My personal favorite is the Ergodicity of the geodesic flow$^*$.

Consider a compact hyperbolic manifold $M$. Given a point $x\in M$, a unit vector $v\in T_xM$ and a time $t\in \mathbb{R}$, when moving time $t$ in a unit speed along the geodesic emanating from $x$ in direction $v$, one reaches a new point $t\cdot x\in M$ pointing in direction $t\cdot v \in T_{t\cdot x}M$. This process, which is an action of $\mathbb{R}$ on $T^1M$, is known as the geodesic flow on $M$.

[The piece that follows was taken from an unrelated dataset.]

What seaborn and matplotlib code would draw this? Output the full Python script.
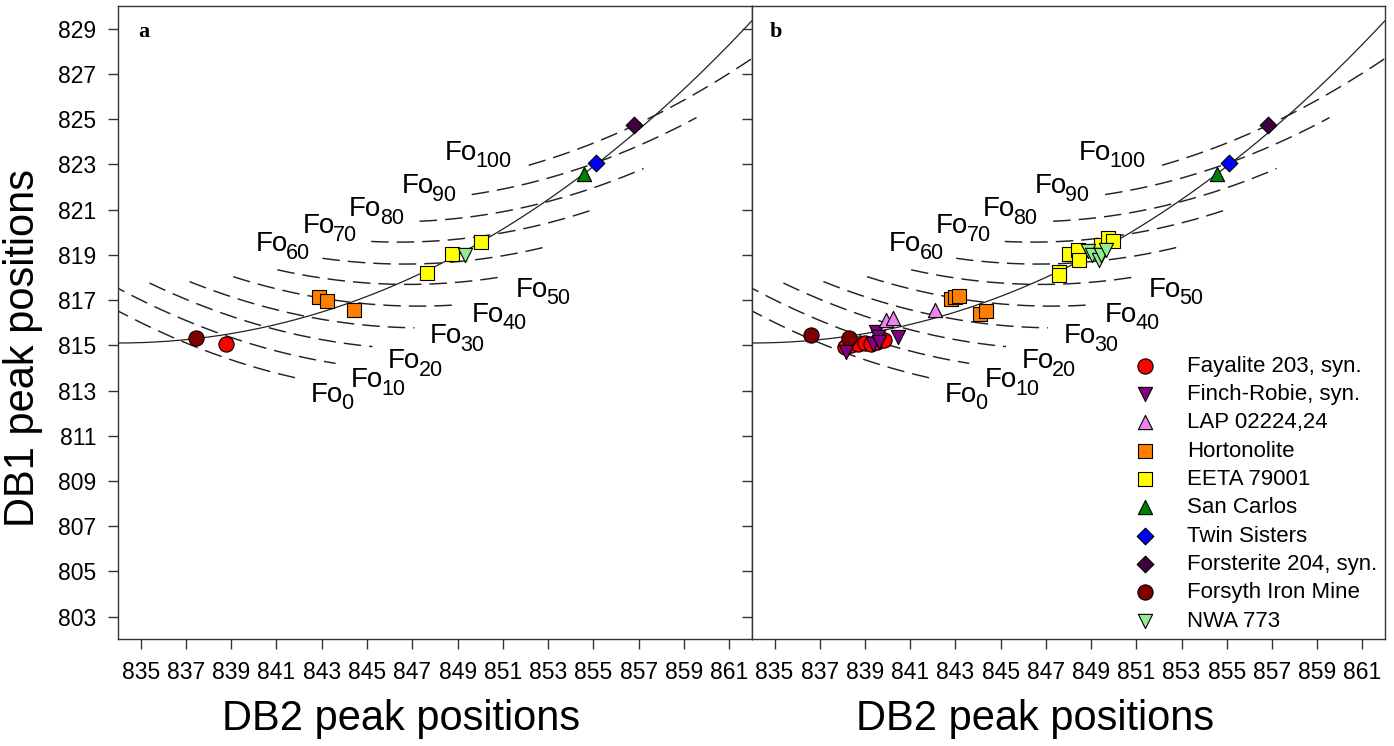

Now, the compact space $T^1M$ carries a natural volume form which gives rise to a finite measure, invariant under the $\mathbb{R}$-action. It is an important fact that this action is ergodic (in fact, mixing). This is a result of Hopf from 1939. This result was reproved by Mautner in 1957 using Lie groups reasoning. From a more modern point of view it is seen as a special application of a general result regarding vanishing at infinity of matrix coefficients of unitary representation of semi-simple Lie groups. The latter result is due to Howe-Moore and it is rather easy to prove.


*$ $ You should appreciate this theorem even if you have no interest in ergodicity per-se. It has many outside applications, e.g for counting and equidistribution results. Let me mention in particular that it is an essential ingridant in the celebrated Wise-Agol result (previously known as the virtually fibered conjecture). It enters its proof via the work of Kahn--Markovic.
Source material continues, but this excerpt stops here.